Las leyes de Nürenberg (1935) vinieron a excluir al judío de la sociedad, pero jamás pudieron ofrecer una definición racial del judío –sencillamente porque no la hay. Hermann Goering llegó a designar oficiales sin «credenciales arias». Su principal socio en la creación de la Luftwaffe, Erhard Milch, era de madre judía . Goering, a fin de «arianizarlo», obligó a la madre de Milch a firmar una declaración en la que hacía constar que su hijo era el fruto de una relación ilegítima entre su padre y otra mujer. Cuando se le objetó el procedimiento, su elocuente respuesta fue: «Wer Jude ist, bestimme ich» («Quien es judío, lo decido yo»).

Incluso Hitler cayó ocasionalmente en ese oportunismo, lo que muestra una vez más que el nazismo no era una «ideología» sino un mero frenesí atropellador. Durante las elecciones presidenciales del 13 de marzo de 1932, el candidato Theodor Duestenberg fue denunciado por círculos nazis por «tener un abuelo judío». Hitler eventualmente le envió sus disculpas por la difamación, pero en cuanto Duestenberg perdió valor político, el Führer volvió a hacer correr los datos de su «impureza racial».
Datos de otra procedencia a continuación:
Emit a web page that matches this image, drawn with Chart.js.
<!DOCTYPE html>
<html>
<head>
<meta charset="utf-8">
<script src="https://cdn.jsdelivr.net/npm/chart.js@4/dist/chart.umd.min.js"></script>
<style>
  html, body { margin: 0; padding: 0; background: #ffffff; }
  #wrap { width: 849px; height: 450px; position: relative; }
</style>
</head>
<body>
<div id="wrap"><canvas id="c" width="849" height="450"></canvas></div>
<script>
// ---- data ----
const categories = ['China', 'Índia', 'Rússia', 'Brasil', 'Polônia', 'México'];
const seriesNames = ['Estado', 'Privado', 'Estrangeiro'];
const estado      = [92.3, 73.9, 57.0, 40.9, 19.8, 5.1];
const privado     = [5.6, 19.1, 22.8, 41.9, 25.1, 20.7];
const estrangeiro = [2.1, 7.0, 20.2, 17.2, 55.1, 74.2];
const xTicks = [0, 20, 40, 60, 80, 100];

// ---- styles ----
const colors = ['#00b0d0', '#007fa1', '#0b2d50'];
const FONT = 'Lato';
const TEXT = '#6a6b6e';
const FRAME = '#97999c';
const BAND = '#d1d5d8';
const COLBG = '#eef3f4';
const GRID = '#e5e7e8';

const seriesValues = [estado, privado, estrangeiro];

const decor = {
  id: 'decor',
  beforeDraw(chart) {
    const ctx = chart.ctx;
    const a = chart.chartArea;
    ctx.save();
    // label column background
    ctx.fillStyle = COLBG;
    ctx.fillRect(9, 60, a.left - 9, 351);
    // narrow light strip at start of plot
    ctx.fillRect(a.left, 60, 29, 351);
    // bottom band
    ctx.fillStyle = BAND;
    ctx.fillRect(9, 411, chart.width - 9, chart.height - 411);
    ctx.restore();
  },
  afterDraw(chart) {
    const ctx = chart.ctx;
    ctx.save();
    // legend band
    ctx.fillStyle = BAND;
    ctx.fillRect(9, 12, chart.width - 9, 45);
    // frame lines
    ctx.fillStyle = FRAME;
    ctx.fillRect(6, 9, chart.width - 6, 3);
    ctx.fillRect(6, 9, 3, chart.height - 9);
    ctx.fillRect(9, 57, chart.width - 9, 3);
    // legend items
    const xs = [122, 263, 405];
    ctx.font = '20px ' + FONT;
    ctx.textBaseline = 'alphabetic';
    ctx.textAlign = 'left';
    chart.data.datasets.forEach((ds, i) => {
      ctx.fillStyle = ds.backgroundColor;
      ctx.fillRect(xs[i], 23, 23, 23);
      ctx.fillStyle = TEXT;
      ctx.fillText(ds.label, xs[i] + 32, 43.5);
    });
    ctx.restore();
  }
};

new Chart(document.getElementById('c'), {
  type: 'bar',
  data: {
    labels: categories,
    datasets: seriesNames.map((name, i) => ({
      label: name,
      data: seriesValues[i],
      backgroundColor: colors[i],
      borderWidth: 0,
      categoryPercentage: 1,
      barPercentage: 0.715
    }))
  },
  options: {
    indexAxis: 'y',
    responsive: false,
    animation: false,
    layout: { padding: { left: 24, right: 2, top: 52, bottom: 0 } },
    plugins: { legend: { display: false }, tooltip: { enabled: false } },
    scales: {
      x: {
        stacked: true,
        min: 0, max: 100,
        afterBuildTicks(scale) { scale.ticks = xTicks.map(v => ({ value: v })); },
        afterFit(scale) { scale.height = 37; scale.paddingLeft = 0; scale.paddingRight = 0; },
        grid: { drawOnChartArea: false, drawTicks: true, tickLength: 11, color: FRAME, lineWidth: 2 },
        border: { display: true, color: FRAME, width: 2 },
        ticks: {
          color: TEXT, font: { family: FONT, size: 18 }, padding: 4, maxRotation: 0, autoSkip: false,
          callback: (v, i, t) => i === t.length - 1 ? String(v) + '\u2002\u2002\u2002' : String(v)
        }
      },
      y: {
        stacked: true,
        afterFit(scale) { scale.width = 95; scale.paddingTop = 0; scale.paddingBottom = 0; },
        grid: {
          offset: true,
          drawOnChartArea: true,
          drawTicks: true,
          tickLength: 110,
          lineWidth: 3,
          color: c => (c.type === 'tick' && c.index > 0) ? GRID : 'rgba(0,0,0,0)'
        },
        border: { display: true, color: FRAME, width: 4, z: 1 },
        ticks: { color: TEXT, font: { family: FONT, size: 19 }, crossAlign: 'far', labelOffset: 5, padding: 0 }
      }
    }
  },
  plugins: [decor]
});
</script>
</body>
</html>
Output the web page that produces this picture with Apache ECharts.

No fue debido al racismo que los nazis odiaban a los judíos, sino al revés: para ejercer su loca judeofobia utilizaron argumentos racistas. No fue para adquirir poder que los nazis atacaron al «chivo expiatorio» judío, sino por el contrario, según escribiera Hitler en su diario, en abril de 1945: «Por encima de todo, encargo al gobierno y al pueblo a resistir sin misericordia al envenenador de todas las naciones, el judío internacional».

Hoy, sus herederos se llenan la boca de atacar al sionismo, pero el ardid ya fue dirimido por uno de los máximos luchadores contra el racismo, Martin Luther King: «dicen que critican al sionismo, pero se refieren a los judíos».

La lucha contra el racismo ha sido secuestrada por los más virulentos violadores de los derechos humanos, y por ello una convención reunida en Ginebra para promover el antirracismo, pudo ser utilizada para promover las metas del extremismo islamista: tachar a las democracias occidentales de «fascistas», incitar a la destrucción de Israel, anhelar la charía con sus penas de latigazos, apedreamientos y mutilaciones. Y quien ose objetarlos, que sea tildado de racista, y a otro tema.